By Marcela Howell
As the U.S. Supreme Court reviews abortion cases that could overturn Roe v. Wade –
the 1973 decision that legalized abortion – there is a lot of attention being paid to abortion rights but not enough emphasis on the full range of reproductive health and rights issues.
Every pregnant Black person faces systemic racism that makes us “three times more likely to die from a pregnancy-related cause than white women.” When our children are born, we face the everyday reality of battling racism and the toll it takes on Black lives.
This past year, the deadly impact of racial discrimination couldn’t have been more evident as the pandemic devastated our communities, with Black and Latinx people accounting for nearly 43 percent of COVID-19 deaths. As if that’s not bad enough, Black and Latinx women have paid the economic price for the pandemic, bearing the brunt of the “shecession.”
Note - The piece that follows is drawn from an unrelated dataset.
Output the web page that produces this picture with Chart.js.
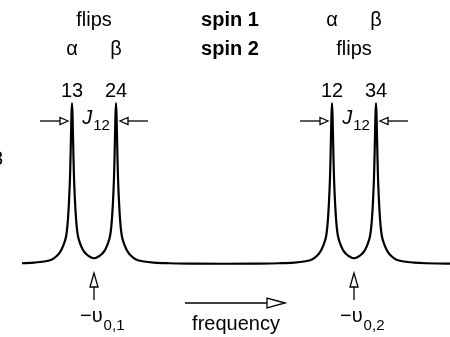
<!DOCTYPE html>
<html>
<head>
<meta charset="utf-8">
<script src="https://cdn.jsdelivr.net/npm/chart.js@4.4.0/dist/chart.umd.min.js"></script>
<style>
  html, body { margin: 0; padding: 0; background: #fff; }
  #wrap { width: 450px; height: 337px; }
</style>
</head>
<body>
<div id="wrap"><canvas id="spectrum" width="450" height="337"></canvas></div>
<script>
// ------------------------------------------------------------
// spectrum samples (frequency in arbitrary units, 0 = middle)
// ------------------------------------------------------------
const freq = [
  -202, -190, -180, -172, -167, -164, -162, -160, -158, -157, -156, -155, -154, -153.5, -153, -152.5,
  -152, -151.5, -151, -150.5, -150, -149, -148, -147, -146, -144, -142, -140, -137, -134,
  -130, -126, -123, -120, -118, -116, -114, -113, -112, -111, -110, -109.5, -109, -108.5,
  -108, -107.5, -107, -106.5, -106, -105, -104, -103, -102, -100, -98, -96, -93, -88, -80, -70, -55, -30,
  0,
  30, 55, 70, 80, 88, 93, 96, 98, 100, 102, 103, 104, 105, 106, 106.5, 107, 107.5,
  108, 108.5, 109, 109.5, 110, 111, 112, 113, 114, 116, 118, 120, 123, 126,
  130, 134, 137, 140, 142, 144, 146, 147, 148, 149, 150, 150.5, 151, 151.5,
  152, 152.5, 153, 153.5, 154, 155, 156, 157, 158, 160, 162, 164, 167, 172, 180, 190, 202, 214, 226
];
const intensity = [
  0.5, 0.9, 1.6, 2.9, 5.2, 7.4, 9.7, 12.7, 17.0, 21.2, 28.2, 38.7, 53.6, 65.2, 79.7, 93.2,
  100, 93.2, 79.8, 65.3, 53.8, 38.9, 28.5, 21.5, 17.3, 13.0, 10.0, 7.8, 5.8, 4.5,
  3.6, 4.5, 5.8, 7.8, 10.0, 13.0, 17.3, 21.5, 28.5, 38.9, 53.8, 65.3, 79.8, 93.2,
  100, 93.2, 79.7, 65.2, 53.6, 38.7, 28.2, 21.2, 17.0, 12.7, 9.7, 7.4, 5.2, 2.9, 1.6, 0.9, 0.5, 0.3,
  0.2,
  0.3, 0.5, 0.9, 1.6, 2.9, 5.2, 7.4, 9.7, 12.7, 17.0, 21.2, 28.2, 38.7, 53.6, 65.2, 79.7, 93.2,
  100, 93.2, 79.8, 65.3, 53.8, 38.9, 28.5, 21.5, 17.3, 13.0, 10.0, 7.8, 5.8, 4.5,
  3.6, 4.5, 5.8, 7.8, 10.0, 13.0, 17.3, 21.5, 28.5, 38.9, 53.8, 65.3, 79.8, 93.2,
  100, 93.2, 79.7, 65.2, 53.6, 38.7, 28.2, 21.2, 17.0, 12.7, 9.7, 7.4, 5.2, 2.9, 1.6, 0.9, 0.5, 0.35, 0.3
];

// line positions and their labels
const peakFreqs  = [-152, -108, 108, 152];
const peakLabels = ['13', '24', '12', '34'];
const centerFreqs = [-130, 130];
const centerSubs  = ['0,1', '0,2'];

// header rows: [text, frequency, bold]
const headerRow1 = [['flips', -130, false], ['spin 1', 6, true], ['α', 108, false], ['β', 152, false]];
const headerRow2 = [['α', -152, false], ['β', -108, false], ['spin 2', 6, true], ['flips', 130, false]];

const FONT = "'Liberation Sans', Arial, Helvetica, sans-serif";
const INK = '#000';

// ------------------------------------------------------------
// small drawing helpers
// ------------------------------------------------------------
function hollowHead(ctx, tipX, tipY, dir, len, half) {
  // dir: 'right' | 'left' | 'up'
  ctx.beginPath();
  if (dir === 'right') {
    ctx.moveTo(tipX, tipY);
    ctx.lineTo(tipX - len, tipY - half);
    ctx.lineTo(tipX - len, tipY + half);
  } else if (dir === 'left') {
    ctx.moveTo(tipX, tipY);
    ctx.lineTo(tipX + len, tipY - half);
    ctx.lineTo(tipX + len, tipY + half);
  } else {
    ctx.moveTo(tipX, tipY);
    ctx.lineTo(tipX - half, tipY + len);
    ctx.lineTo(tipX + half, tipY + len);
  }
  ctx.closePath();
  ctx.fillStyle = '#fff';
  ctx.fill();
  ctx.stroke();
  ctx.fillStyle = INK;
}

function hArrow(ctx, fromX, tipX, y, len, half) {
  ctx.beginPath();
  ctx.moveTo(fromX, y);
  ctx.lineTo(tipX + (tipX > fromX ? -len : len), y);
  ctx.stroke();
  hollowHead(ctx, tipX, y, tipX > fromX ? 'right' : 'left', len, half);
}

const annotations = {
  id: 'annotations',
  afterDraw(chart) {
    const ctx = chart.ctx;
    const x = chart.scales.x;
    ctx.save();
    ctx.fillStyle = INK;
    ctx.strokeStyle = INK;
    ctx.textAlign = 'center';
    ctx.textBaseline = 'alphabetic';

    // header rows
    headerRow1.forEach(function (h) {
      ctx.font = (h[2] ? 'bold ' : '') + '20px ' + FONT;
      ctx.fillText(h[0], x.getPixelForValue(h[1]), 26);
    });
    headerRow2.forEach(function (h) {
      ctx.font = (h[2] ? 'bold ' : '') + '20px ' + FONT;
      ctx.fillText(h[0], x.getPixelForValue(h[1]), 55);
    });

    // transition numbers over each line
    ctx.font = '20px ' + FONT;
    peakFreqs.forEach(function (f, i) {
      ctx.fillText(peakLabels[i], x.getPixelForValue(f), 97);
    });

    // cut-off text at the left edge
    ctx.textAlign = 'right';
    ctx.fillText('3', 3, 165);
    ctx.textAlign = 'left';

    // J12 splitting markers
    ctx.lineWidth = 1.3;
    for (let k = 0; k < 2; k++) {
      const a = x.getPixelForValue(peakFreqs[2 * k]);
      const b = x.getPixelForValue(peakFreqs[2 * k + 1]);
      hArrow(ctx, a - 32, a - 4, 121, 8, 3.5);
      hArrow(ctx, b + 32, b + 4, 121, 8, 3.5);

      ctx.font = 'italic 20px ' + FONT;
      const wJ = ctx.measureText('J').width;
      ctx.font = '15px ' + FONT;
      const wS = ctx.measureText('12').width;
      const mid = x.getPixelForValue(centerFreqs[k]) + 2;
      const start = mid - (wJ + wS + 1) / 2;
      ctx.font = 'italic 20px ' + FONT;
      ctx.fillText('J', start, 124);
      ctx.font = '15px ' + FONT;
      ctx.fillText('12', start + wJ + 1, 130);
    }

    // chemical-shift markers below the doublets
    centerFreqs.forEach(function (f, i) {
      const cx = x.getPixelForValue(f);
      ctx.beginPath();
      ctx.moveTo(cx, 300);
      ctx.lineTo(cx, 287);
      ctx.stroke();
      hollowHead(ctx, cx, 273, 'up', 14, 4);
      ctx.font = '20px ' + FONT;
      const main = '\u2212\u03c5';
      const start = cx - 14;
      ctx.fillText(main, start, 322);
      const w = ctx.measureText(main).width;
      ctx.font = '15px ' + FONT;
      ctx.fillText(centerSubs[i], start + w + 1, 330);
    });

    // frequency direction arrow
    hArrow(ctx, x.getPixelForValue(-39), x.getPixelForValue(61), 303, 18, 5);
    ctx.font = '20px ' + FONT;
    ctx.textAlign = 'center';
    ctx.fillText('frequency', x.getPixelForValue(12), 330);
    ctx.restore();
  }
};

const points = freq.map(function (f, i) { return { x: f, y: intensity[i] }; });

new Chart(document.getElementById('spectrum'), {
  type: 'line',
  data: {
    datasets: [{
      data: points,
      borderColor: INK,
      borderWidth: 2.2,
      pointRadius: 0,
      fill: false,
      cubicInterpolationMode: 'monotone'
    }]
  },
  options: {
    responsive: false,
    animation: false,
    layout: { padding: 0 },
    plugins: { legend: { display: false }, tooltip: { enabled: false } },
    scales: {
      x: { type: 'linear', min: -224, max: 226, display: false },
      y: { min: -45.3, max: 164, display: false }
    }
  },
  plugins: [annotations]
});
</script>
</body>
</html>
That’s why more than 30 Black women’s organizations and Reproductive Justice activists created the “Black Reproductive Justice Policy Agenda” — innovative, proactive solutions to address the disparities and discrimination faced by Black women, femmes, girls and gender-expansive individuals. The “Black Reproductive Policy Agenda” is a comprehensive policy approach to the systemic racism that threatens our lives.
Now, a lot of people hear “Reproductive Justice” and think birth control and abortion. But nothing could be further from the truth. In fact, Reproductive Justice (RJ) is a collective framework grounded in human rights, social justice and Black Feminist theory that centers the intersectional impact of race, class and gender in one’s ability to live free from oppression — so we can create and nurture the family of our own choosing and achieve optimum mental, physical, community and economic health.
Reproductive Justice was birthed by 12 Black women in 1994, as the U.S. contemplated universal health care without acknowledging or rectifying the health care system in place, which was — and continues to be — riddled with deadly racism. Since then, RJ has grown into a full-fledged movement that fights not only for the right to health care — including full access to birth control and abortion — but also equity in housing, education and employment. RJ doesn’t leave anything — or anyone — behind. It is the comprehensive movement we need to disrupt and dismantle the deeply ingrained, systemic racism that plagues this country.
Black women, femmes, girls and gender-expansive individuals have been marginalized for far too long. We have been fighting for our survival while others stood by and watched — or worse, while they actively participated in our oppression for their own gain. No more!
We are tired of seeing our children, brothers, sisters, mothers, fathers and loved ones senselessly killed by the very people who are sworn to protect us. We are fed up with not being safe in our homes, neighborhoods and churches. We demand more than one moment of reckoning.
The Black RJ movement has a policy agenda that will hold law enforcement, politicians, corporations, voters and all people living in the U.S. to account. It is an expertly informed compendium of 25 issue areas, each with effective policy recommendations. We believe that the Agenda addresses the social, economic, political and health needs of Black women, femmes, girls and gender-expansive people — so we can live our lives fully and decide for ourselves if, when and how to have and raise our families.
We hope that Congress will embrace the Black RJ Policy Agenda and work with us to pass it so that Black women, femmes, girls, and gender-expansive people can live in full autonomy, with equality and justice for all. But we know that will only happen if every Black and Brown person demands it. For white people — especially white feminists — who want to be good allies, this is their chance; they too should make implementing the Black RJ Policy Agenda a priority.
The Black RJ movement has a plan to dismantle white supremacy. I challenge and encourage you to join us in demanding that elected officials and policymakers embrace and implement the Black RJ Policy Agenda now.